Jonathan, called Jon or Jack – If your husband isn’t gung-ho on Jackson, I wonder if he’d be more interested in Jonathan? It sounds slightly more traditional, plus it’s long like Jonathan. It shortens to Jon or Jack, which is on your list.

Theodore, called Theo – Matthew and Andrew lean a little more traditional, as does Theodore. But Theo is bright and modern. Would it be another great compromise?

William – Then again, maybe a more traditional name that you like would appeal? The alliteration of William Wayne appeals to me, but there are certainly plenty of traditional boy names to consider.

I think lots of couples get stuck at moments like this. It feels like our partner’s preferences carried more weight when naming their first child, and it makes us anxious for a bigger say the second time around. (This was certainly true for me!)

Some couples do agree to alternate. My own parents did. But even so, there was a certain amount of compromise in their decisions.

And most of the time, we have to find mutual agreement. So hard! But worth it.

What what you suggest as a brother for Cameron? And how have you resolved compromises on names in your relationships?

About Abby Sandel

Whether you're naming a baby, or just all about names, you've come to the right place! Appellation Mountain is a haven for lovers of obscure gems and enduring classics alike.

You May Also Like:

What do you think?

10 Comments

  1. Growing up, my mother always told me she hated my name, but my father chose it.

    Now, I read on name blogs how some parents are telling their children, “Your father loved your first name so much. It was a gift he wanted to give you. And I gave you your middle name. Together, we gave you a name we love almost as much as we love you!”

    That would have been nice! But it is the truth, right?! Both parents want to give their child a name they find precious, something with meaning, or a promise of who they can become.

    So all other issues aside, what gift do you REALLY want to give this new son of yours? A sense of history through your father’s name? A friendly title for the world to hear and welcome? Or something else?

    Best wishes to you and your family!

  2. Not sure if this is going to fit your style, but what about Stewart, nn West? Cam and West sound like brothers. Stephen and Stewart sound like brothers. Stewart has the same ew of both Andrew and Matthew. Stewart Wayne “Willis” rolls nicely.

  3. What about Zachary called Zack? I think it has a lot of overlap with the choices of Andrew/Drew, Benjamin/Ben, Cameron/Cam, Nathan/Nathaniel/Nate, and Jackson/Jack. It feels like a nice compromise. Zachary Wayne is very handsome and Zachary and Cameron/Zack and Cam definitely sound like brothers!

  4. I recommend digging deeper into you family tree and finding an honor name you like. What strikes me about your situation is that you seem to be using your “spot” in the name on a name that you don’t particularly like or want to use day to day. Is there another way to honor your side of the family? A wearable surname? A modern take on a different name in your family? Or a name that starts with W to honor your dad that way? I think William fits your style, but it’s a little rhyme-y with your last name. Maybe Walker? Cam and Walker is a pretty great sibling set. Wyatt could also be nice.
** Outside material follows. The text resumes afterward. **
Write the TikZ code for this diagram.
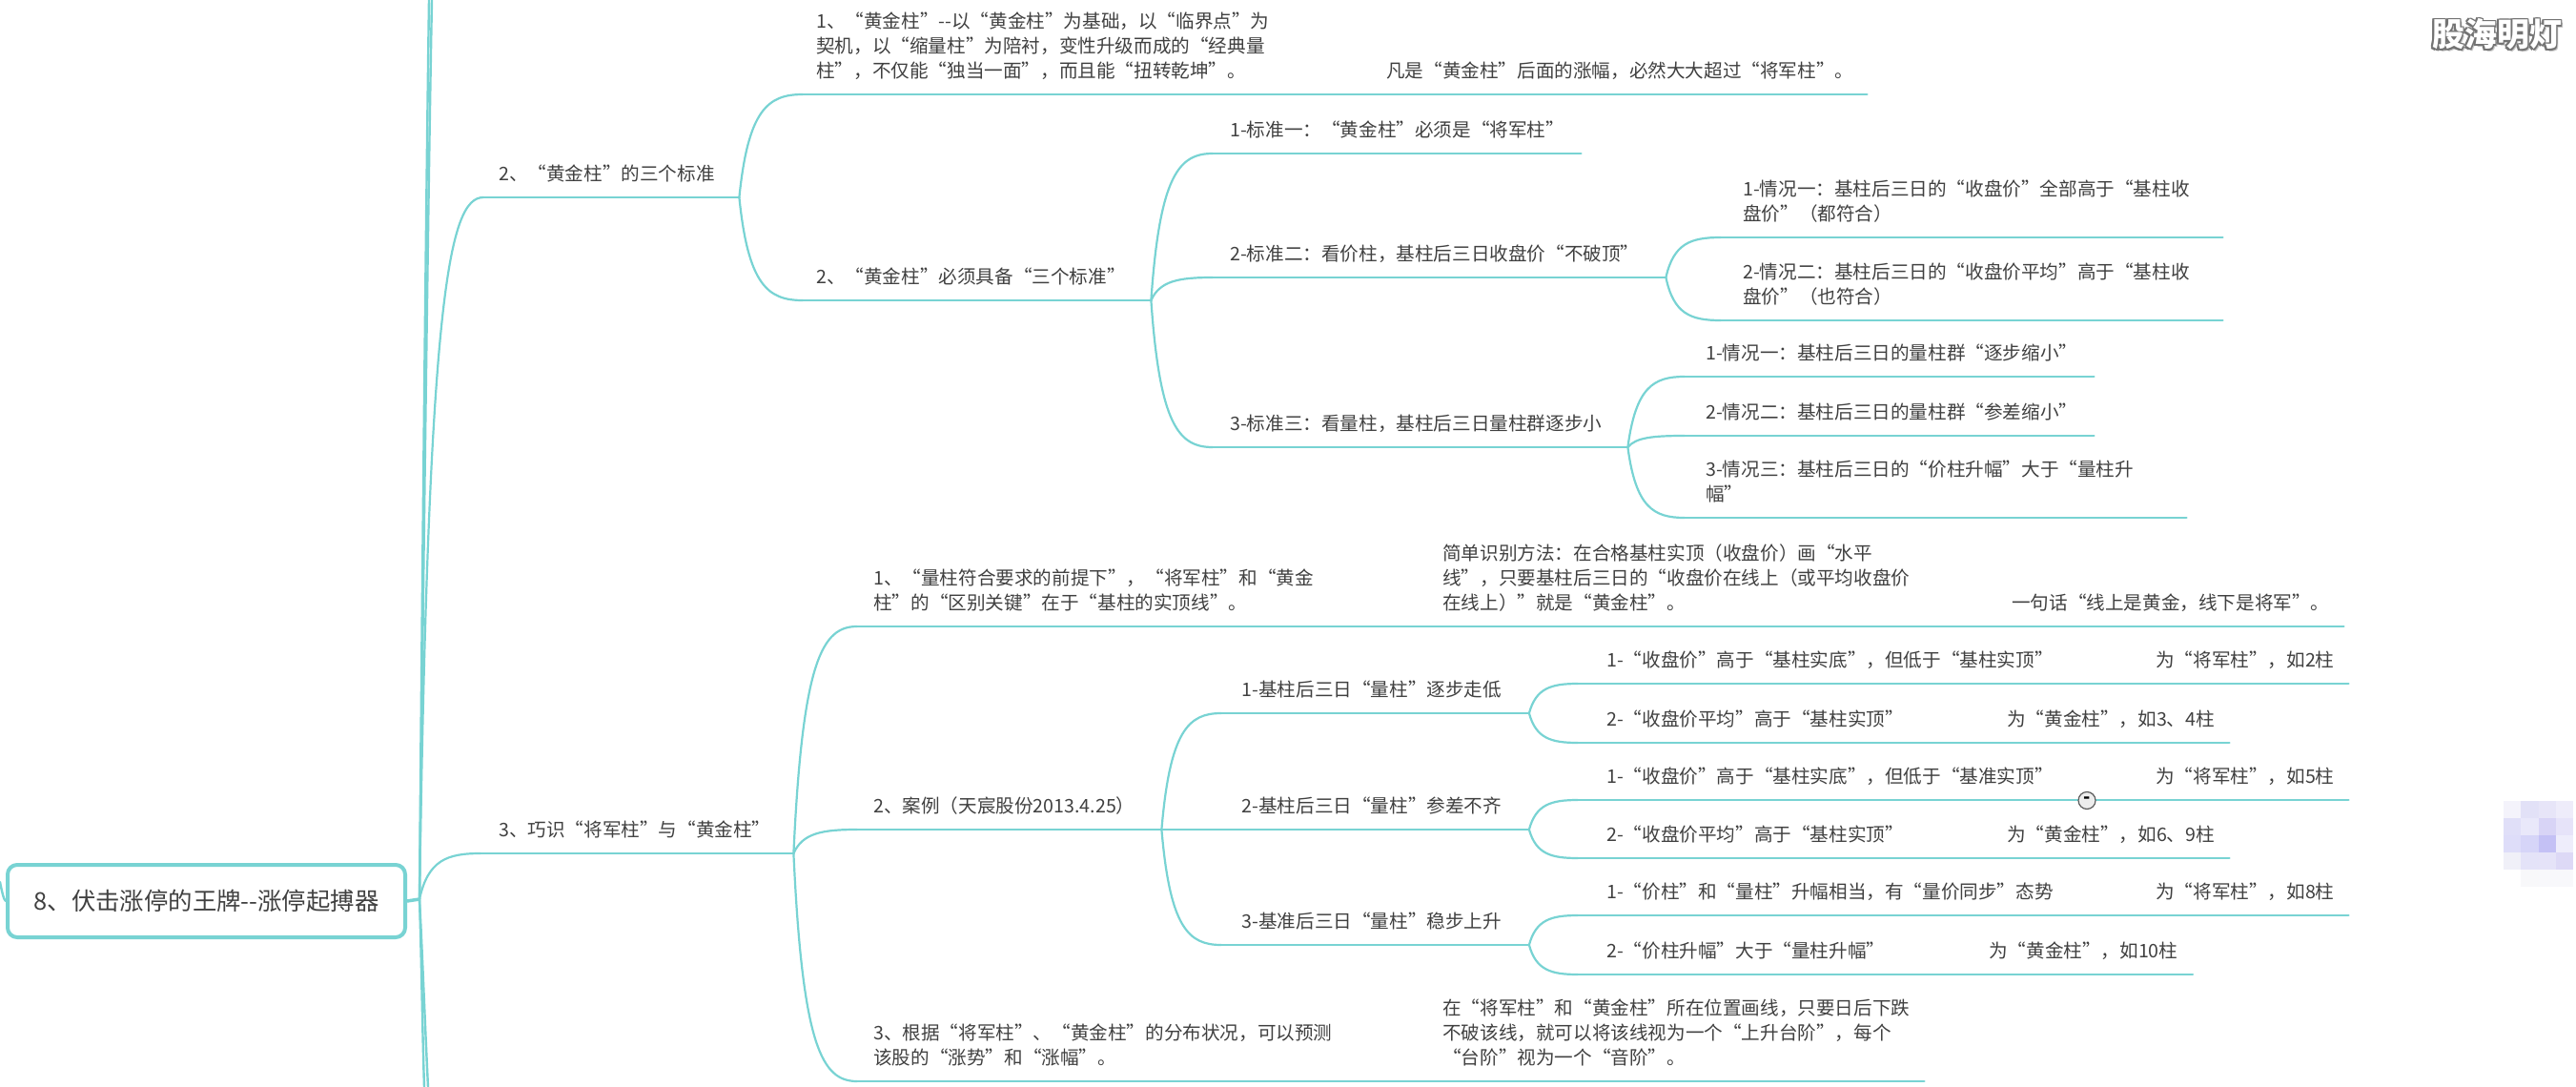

    If you’re super set on Wayne for the middle maybe you can get your husband on board with something besides Andrew, I suggest:
    Benjamin/Ben
    Bennett/Ben
    Casey
    Luke
    Fisher
    Mason
    Miller

    Good luck!

    1. Bennett, Benedict, Benson, or even Bernard seem a better match for Cameron than Benjamin for me.
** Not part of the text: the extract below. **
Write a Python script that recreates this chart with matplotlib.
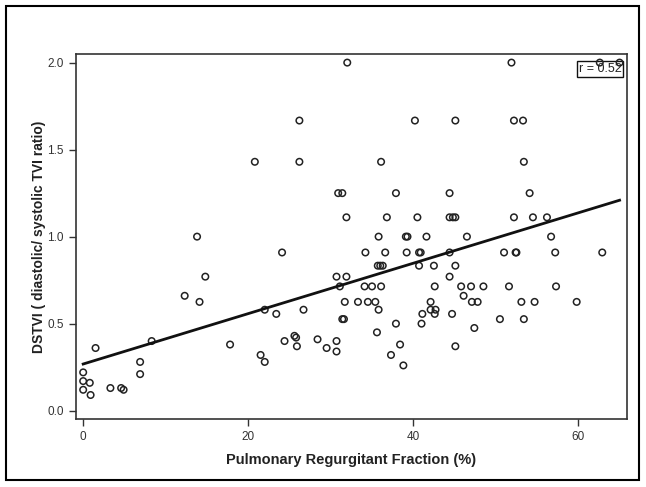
import matplotlib
matplotlib.use("Agg")
import matplotlib.pyplot as plt
from matplotlib.patches import Rectangle
import numpy as np

plt.rcParams['font.family'] = ['Liberation Sans', 'DejaVu Sans']

prf = [0, 0, 0.8, 0, 0.9, 1.5, 3.3, 4.6, 4.9, 6.9, 6.9, 8.3, 12.3, 13.8, 14.1, 14.8, 17.8,
       20.8, 21.5, 22.0, 22.0, 23.4, 24.1, 24.4, 25.6, 25.8, 25.9, 26.2, 26.2, 26.7, 28.4,
       29.5, 30.7, 30.7, 30.7, 30.9, 31.4, 31.1, 31.4, 31.6, 31.7, 31.9, 31.9, 32.0, 33.3,
       34.1, 34.2, 34.5, 35.0, 35.4, 35.6, 35.8, 35.8, 35.7, 36.0, 36.3, 36.1, 36.1, 36.6,
       36.8, 37.3, 37.9, 37.9, 38.4, 38.8, 39.1, 39.3, 39.2, 40.2, 40.5, 40.7, 40.9, 40.7,
       41.0, 41.1, 41.6, 42.1, 42.1, 42.7, 42.5, 42.6, 42.6, 44.4, 44.4, 44.8, 45.1, 44.4,
       44.4, 44.7, 45.1, 45.1, 45.1, 45.8, 46.1, 46.5, 47.0, 47.1, 47.8, 47.4, 48.5, 50.5,
       51.0, 51.6, 51.9, 52.2, 52.2, 52.4, 52.5, 53.1, 53.3, 53.4, 53.4, 54.1, 54.5, 54.7,
       56.2, 56.7, 57.2, 57.3, 59.8, 62.6, 62.9, 65.0]
dstvi = [0.22, 0.17, 0.16, 0.12, 0.09, 0.36, 0.13, 0.13, 0.12, 0.28, 0.21, 0.40, 0.66, 1.00, 0.625, 0.77, 0.38,
         1.43, 0.32, 0.28, 0.58, 0.556, 0.909, 0.40, 0.43, 0.42, 0.37, 1.667, 1.43, 0.58, 0.41,
         0.36, 0.40, 0.34, 0.77, 1.25, 1.25, 0.714, 0.526, 0.526, 0.625, 0.77, 1.111, 2.0, 0.625,
         0.714, 0.909, 0.625, 0.714, 0.625, 0.45, 1.0, 0.58, 0.833, 0.833, 0.833, 0.714, 1.43, 0.909,
         1.111, 0.32, 1.25, 0.5, 0.38, 0.26, 1.0, 1.0, 0.909, 1.667, 1.111, 0.909, 0.909, 0.833,
         0.5, 0.556, 1.0, 0.625, 0.58, 0.58, 0.833, 0.714, 0.556, 1.25, 1.111, 1.111, 1.111, 0.909,
         0.77, 0.556, 1.667, 0.833, 0.37, 0.714, 0.66, 1.0, 0.714, 0.625, 0.625, 0.475, 0.714, 0.526,
         0.909, 0.714, 2.0, 1.667, 1.111, 0.909, 0.909, 0.625, 1.667, 1.43, 0.526, 1.25, 1.111, 0.625,
         1.111, 1.0, 0.909, 0.714, 0.625, 2.0, 0.909, 2.0]

fit_intercept = 0.268
fit_slope = 0.01448
fit_range = [0, 65]
r_value = 0.52

x_ticks = [0, 20, 40, 60]
y_ticks = [0.0, 0.5, 1.0, 1.5, 2.0]

fig = plt.figure(figsize=(6.46, 4.87), dpi=100)
ax = fig.add_axes([0.117, 0.1396, 0.8536, 0.749])

ax.scatter(prf, dstvi, s=22, facecolors='none', edgecolors='#222222', linewidths=1.1, zorder=3)
fx = np.array(fit_range, dtype=float)
ax.plot(fx, fit_intercept + fit_slope * fx, color='#111111', lw=2.0, zorder=4)

ax.set_xlim(-0.92, 65.9)
ax.set_ylim(-0.048, 2.048)
ax.set_xticks(x_ticks)
ax.set_yticks(y_ticks)
ax.set_xticklabels([str(t) for t in x_ticks])
ax.set_yticklabels([f"{t:.1f}" for t in y_ticks])
ax.tick_params(direction='out', length=5, width=1, colors='#333333', labelsize=8.5, labelcolor='#333333')
for s in ax.spines.values():
    s.set_color('#333333')
    s.set_linewidth(1.2)

ax.set_xlabel('Pulmonary Regurgitant Fraction (%)', fontsize=10.5, fontweight='bold', color='#222222', labelpad=7)
ax.set_ylabel('DSTVI ( diastolic/ systolic TVI ratio)', fontsize=10, fontweight='bold', color='#222222', labelpad=1)

ax.text(0.99, 0.975, f"r = {r_value:.2f}", transform=ax.transAxes, ha='right', va='top', fontsize=9,
        color='#222222', bbox=dict(boxstyle='square,pad=0.15', facecolor='white', edgecolor='#111111', lw=1.0),
        zorder=2)

fig.patches.append(Rectangle((6/646, 7/487), 633/646, 474/487, transform=fig.transFigure,
                             fill=False, edgecolor='black', lw=1.5))

fig.savefig('out.png', dpi=100)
    2. Looking into your family tree or picking another W name you like in the first position both are great ideas

  5. I empathize with your strong feelings about naming your second child, and it’s hard when you don’t necessarily like your child’s name . I do agree with Abby that naming the baby Andrew Wayne is the fair choice… BUT I think its important to find a name you and your husband both love this time around, (or at least like) especially since you don’t love Stephen. If you had a different list of names for Cam than you do for baby number two, maybe its time to go back to that list. Why? Your husband already had his mind made up the first time around, and you may find he actually likes one of those names. That’s what happened with my husband and I. He had his heart set on Balor for our first son together, and rejected at least forty names. I originally started from scratch for this baby because, duh, he already rejected all those other names. We ended up choosing Ambroze if this baby is a boy. That name has always (pre-husband) been in my top three, and he likes the pop culture reference.

    Writing all that made me think of a second point. Try to see if there’s a name you like with Stephen even though you call him Cam. It will help you warm up to the name over time. I HATED Balor, but I couldn’t convince my husband on any other name. I was able to accept it partially because I like the look of it with Logan (his step brother), and I planned to put both names on the wall in their room. I feel like Ambroze really rounds out the set, and it makes me like Balor even more.

    Sorry for the novel. I hope you’re able to find the perfect name.

    1. I think you hit the nail on the head.

      For many, Stephen is clearly a dad or grandfather name; however, with the right pairing the tone can change.

      For instance, Stephen is the first Christian martyr. I would, therefore, look to other first century saints to match with; however, that is not an approach that suits everyone.

      Other approaches could be a nod to pop culture (Stephen (Tyler) and brother Keith (Richards), sports (Stevie (Yeizerman) and Wayne (Gretzky)) , fashion (Steve (Madden) and Karl (Lagerfeld)), etc.